<<<<

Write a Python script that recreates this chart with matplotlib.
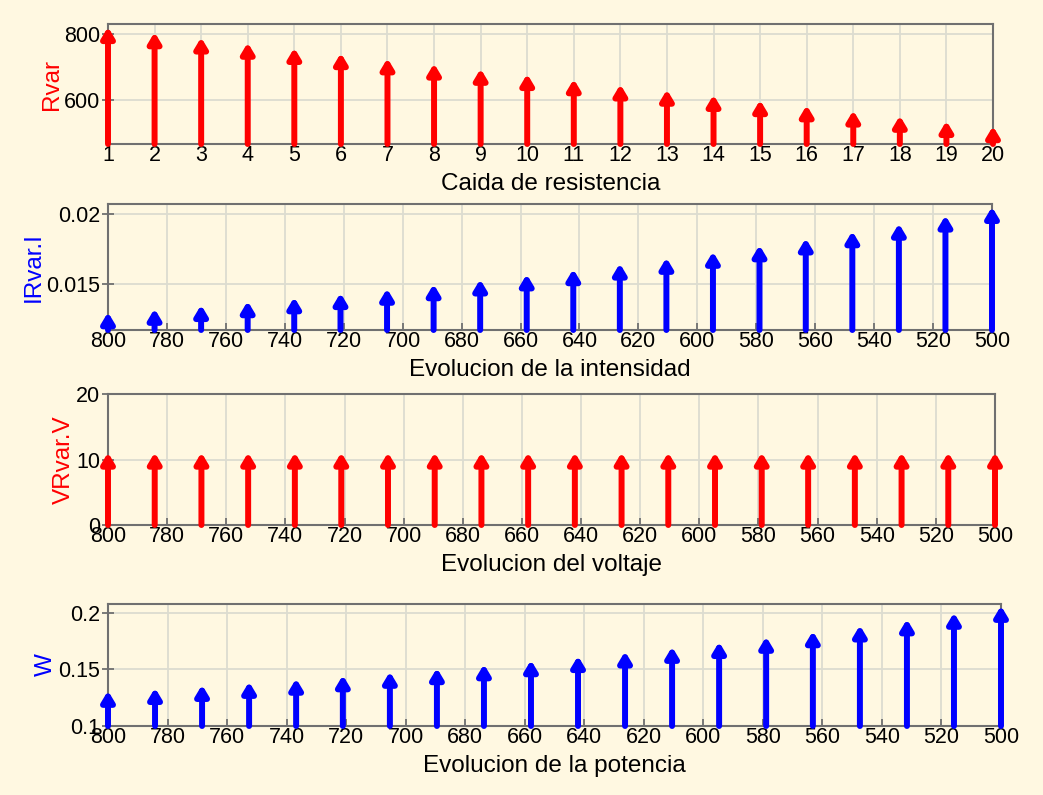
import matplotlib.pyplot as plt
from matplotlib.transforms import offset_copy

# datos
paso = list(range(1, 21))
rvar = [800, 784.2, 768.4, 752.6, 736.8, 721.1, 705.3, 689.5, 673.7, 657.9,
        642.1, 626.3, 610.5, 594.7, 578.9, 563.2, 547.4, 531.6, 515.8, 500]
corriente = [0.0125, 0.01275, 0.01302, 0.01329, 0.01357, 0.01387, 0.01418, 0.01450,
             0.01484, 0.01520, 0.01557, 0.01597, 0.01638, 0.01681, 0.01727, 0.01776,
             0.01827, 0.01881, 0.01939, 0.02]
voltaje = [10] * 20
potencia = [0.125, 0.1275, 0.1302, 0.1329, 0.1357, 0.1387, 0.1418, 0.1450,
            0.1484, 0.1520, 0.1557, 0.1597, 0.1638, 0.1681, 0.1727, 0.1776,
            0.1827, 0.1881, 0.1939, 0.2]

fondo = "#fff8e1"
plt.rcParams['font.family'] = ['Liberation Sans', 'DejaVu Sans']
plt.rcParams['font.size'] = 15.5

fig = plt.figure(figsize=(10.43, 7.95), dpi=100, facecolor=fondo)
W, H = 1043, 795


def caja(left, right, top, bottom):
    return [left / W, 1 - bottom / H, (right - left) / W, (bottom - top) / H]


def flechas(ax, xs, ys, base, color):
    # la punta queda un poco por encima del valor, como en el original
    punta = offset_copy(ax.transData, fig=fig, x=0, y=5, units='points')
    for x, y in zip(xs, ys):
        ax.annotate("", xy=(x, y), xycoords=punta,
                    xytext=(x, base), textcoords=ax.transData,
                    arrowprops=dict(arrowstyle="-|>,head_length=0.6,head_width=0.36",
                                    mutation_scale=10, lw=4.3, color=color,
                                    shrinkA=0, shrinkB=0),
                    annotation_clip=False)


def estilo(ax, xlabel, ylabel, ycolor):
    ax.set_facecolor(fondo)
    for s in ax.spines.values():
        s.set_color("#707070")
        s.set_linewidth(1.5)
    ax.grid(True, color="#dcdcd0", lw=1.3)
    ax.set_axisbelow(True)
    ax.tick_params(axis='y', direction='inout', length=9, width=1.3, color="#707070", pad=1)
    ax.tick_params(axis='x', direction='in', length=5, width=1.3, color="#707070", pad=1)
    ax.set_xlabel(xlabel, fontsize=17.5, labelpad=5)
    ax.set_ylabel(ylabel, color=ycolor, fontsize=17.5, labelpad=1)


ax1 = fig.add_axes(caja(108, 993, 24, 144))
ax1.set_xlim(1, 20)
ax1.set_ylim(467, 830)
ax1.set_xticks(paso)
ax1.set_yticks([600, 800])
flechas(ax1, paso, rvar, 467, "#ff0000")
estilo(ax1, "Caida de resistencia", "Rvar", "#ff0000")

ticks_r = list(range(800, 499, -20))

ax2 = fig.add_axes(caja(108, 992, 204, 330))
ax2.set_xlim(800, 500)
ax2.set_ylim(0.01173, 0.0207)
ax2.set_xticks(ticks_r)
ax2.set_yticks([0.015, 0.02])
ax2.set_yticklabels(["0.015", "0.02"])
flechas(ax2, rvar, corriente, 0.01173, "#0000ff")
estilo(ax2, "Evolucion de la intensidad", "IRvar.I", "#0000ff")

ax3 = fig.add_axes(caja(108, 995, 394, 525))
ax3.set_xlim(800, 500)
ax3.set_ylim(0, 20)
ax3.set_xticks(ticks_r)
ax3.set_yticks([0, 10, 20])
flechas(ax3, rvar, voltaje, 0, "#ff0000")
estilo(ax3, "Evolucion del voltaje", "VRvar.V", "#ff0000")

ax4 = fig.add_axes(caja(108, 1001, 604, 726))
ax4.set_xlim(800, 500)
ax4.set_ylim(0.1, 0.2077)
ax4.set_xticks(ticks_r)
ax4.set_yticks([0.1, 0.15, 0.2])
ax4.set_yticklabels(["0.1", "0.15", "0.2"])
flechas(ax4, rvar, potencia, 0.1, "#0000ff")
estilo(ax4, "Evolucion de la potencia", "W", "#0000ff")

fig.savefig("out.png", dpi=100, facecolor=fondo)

>>>>

The problem. Reproduce the full material exactly, excluding the pictures.

Reply.
Write a Python script that recreates this chart with matplotlib.
import matplotlib.pyplot as plt
from matplotlib.transforms import offset_copy

# datos
paso = list(range(1, 21))
rvar = [800, 784.2, 768.4, 752.6, 736.8, 721.1, 705.3, 689.5, 673.7, 657.9,
        642.1, 626.3, 610.5, 594.7, 578.9, 563.2, 547.4, 531.6, 515.8, 500]
corriente = [0.0125, 0.01275, 0.01302, 0.01329, 0.01357, 0.01387, 0.01418, 0.01450,
             0.01484, 0.01520, 0.01557, 0.01597, 0.01638, 0.01681, 0.01727, 0.01776,
             0.01827, 0.01881, 0.01939, 0.02]
voltaje = [10] * 20
potencia = [0.125, 0.1275, 0.1302, 0.1329, 0.1357, 0.1387, 0.1418, 0.1450,
            0.1484, 0.1520, 0.1557, 0.1597, 0.1638, 0.1681, 0.1727, 0.1776,
            0.1827, 0.1881, 0.1939, 0.2]

fondo = "#fff8e1"
plt.rcParams['font.family'] = ['Liberation Sans', 'DejaVu Sans']
plt.rcParams['font.size'] = 15.5

fig = plt.figure(figsize=(10.43, 7.95), dpi=100, facecolor=fondo)
W, H = 1043, 795


def caja(left, right, top, bottom):
    return [left / W, 1 - bottom / H, (right - left) / W, (bottom - top) / H]


def flechas(ax, xs, ys, base, color):
    # la punta queda un poco por encima del valor, como en el original
    punta = offset_copy(ax.transData, fig=fig, x=0, y=5, units='points')
    for x, y in zip(xs, ys):
        ax.annotate("", xy=(x, y), xycoords=punta,
                    xytext=(x, base), textcoords=ax.transData,
                    arrowprops=dict(arrowstyle="-|>,head_length=0.6,head_width=0.36",
                                    mutation_scale=10, lw=4.3, color=color,
                                    shrinkA=0, shrinkB=0),
                    annotation_clip=False)


def estilo(ax, xlabel, ylabel, ycolor):
    ax.set_facecolor(fondo)
    for s in ax.spines.values():
        s.set_color("#707070")
        s.set_linewidth(1.5)
    ax.grid(True, color="#dcdcd0", lw=1.3)
    ax.set_axisbelow(True)
    ax.tick_params(axis='y', direction='inout', length=9, width=1.3, color="#707070", pad=1)
    ax.tick_params(axis='x', direction='in', length=5, width=1.3, color="#707070", pad=1)
    ax.set_xlabel(xlabel, fontsize=17.5, labelpad=5)
    ax.set_ylabel(ylabel, color=ycolor, fontsize=17.5, labelpad=1)


ax1 = fig.add_axes(caja(108, 993, 24, 144))
ax1.set_xlim(1, 20)
ax1.set_ylim(467, 830)
ax1.set_xticks(paso)
ax1.set_yticks([600, 800])
flechas(ax1, paso, rvar, 467, "#ff0000")
estilo(ax1, "Caida de resistencia", "Rvar", "#ff0000")

ticks_r = list(range(800, 499, -20))

ax2 = fig.add_axes(caja(108, 992, 204, 330))
ax2.set_xlim(800, 500)
ax2.set_ylim(0.01173, 0.0207)
ax2.set_xticks(ticks_r)
ax2.set_yticks([0.015, 0.02])
ax2.set_yticklabels(["0.015", "0.02"])
flechas(ax2, rvar, corriente, 0.01173, "#0000ff")
estilo(ax2, "Evolucion de la intensidad", "IRvar.I", "#0000ff")

ax3 = fig.add_axes(caja(108, 995, 394, 525))
ax3.set_xlim(800, 500)
ax3.set_ylim(0, 20)
ax3.set_xticks(ticks_r)
ax3.set_yticks([0, 10, 20])
flechas(ax3, rvar, voltaje, 0, "#ff0000")
estilo(ax3, "Evolucion del voltaje", "VRvar.V", "#ff0000")

ax4 = fig.add_axes(caja(108, 1001, 604, 726))
ax4.set_xlim(800, 500)
ax4.set_ylim(0.1, 0.2077)
ax4.set_xticks(ticks_r)
ax4.set_yticks([0.1, 0.15, 0.2])
ax4.set_yticklabels(["0.1", "0.15", "0.2"])
flechas(ax4, rvar, potencia, 0.1, "#0000ff")
estilo(ax4, "Evolucion de la potencia", "W", "#0000ff")

fig.savefig("out.png", dpi=100, facecolor=fondo)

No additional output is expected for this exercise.